The Ocient system is available for either cloud or on-premises deployment or hosted in the company’s OcientCloud. Ocient began offering the system through the AWS Marketplace in October 2022.
In February Chicago-based Ocient said it had recorded 171 percent growth during the previous year.
CEO: Vinoth Chandar
Touting itself as “the new bedrock for your data,” startup Onehouse is developing a foundation for an open-source, cloud-native, fully managed data lakehouse service.
The company’s service is based on Apache Hudi, an open-source transactional data lake project that brings database and data warehouse capabilities to a data lake. The goal is to serve as a data integration layer between different data repositories, according to the company.
In February Onehouse, based in Menlo Park, Calif., said that it had raised $25 million in Series A funding.
President, CEO: Steve McMillan
Teradata was founded in 1979 as a collaboration between the California Institute of Technology and the Citibank advanced technology group, developing a database management system for parallel processing systems. The company would go on to be a pioneer in what would become the data warehouse industry.
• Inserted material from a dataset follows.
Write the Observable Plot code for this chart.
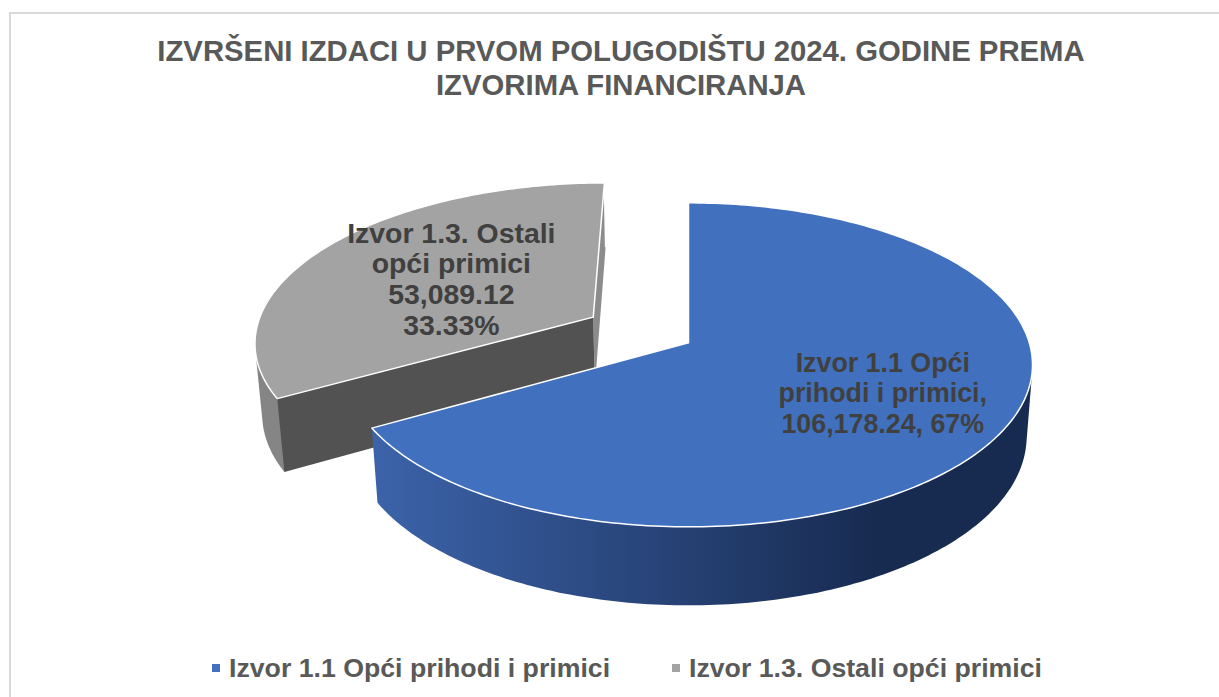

Today the company offers the Teradata Vantage and Teradata VantageCloud multi-cloud data platforms for high-performance enterprise analytics. The company also offers the Teradata VantageCore IntelliFlex massively parallel processing hardware platform and Teradata IntelliSphere software portfolio of data management tools.
CEO: Neil Carson
Yellowbrick offers its Yellowbrick Data Warehouse, an elastic, cloud-native data warehouse that runs either on-premises or in the cloud—including in a customer’s virtual private cloud.
Yellowbrick aggressively competes against Oracle, IBM Netezza, Snowflake and Teradata, offering what it says is a more cost-effective alternative.
In March Yellowbrick, based in Mountain View, Calif., said that the U.S. Naval Supply Systems Command had chosen the Yellowbrick Data Warehouse as part of its data modernization strategy—including replacing legacy IBM Netezza data warehouse systems.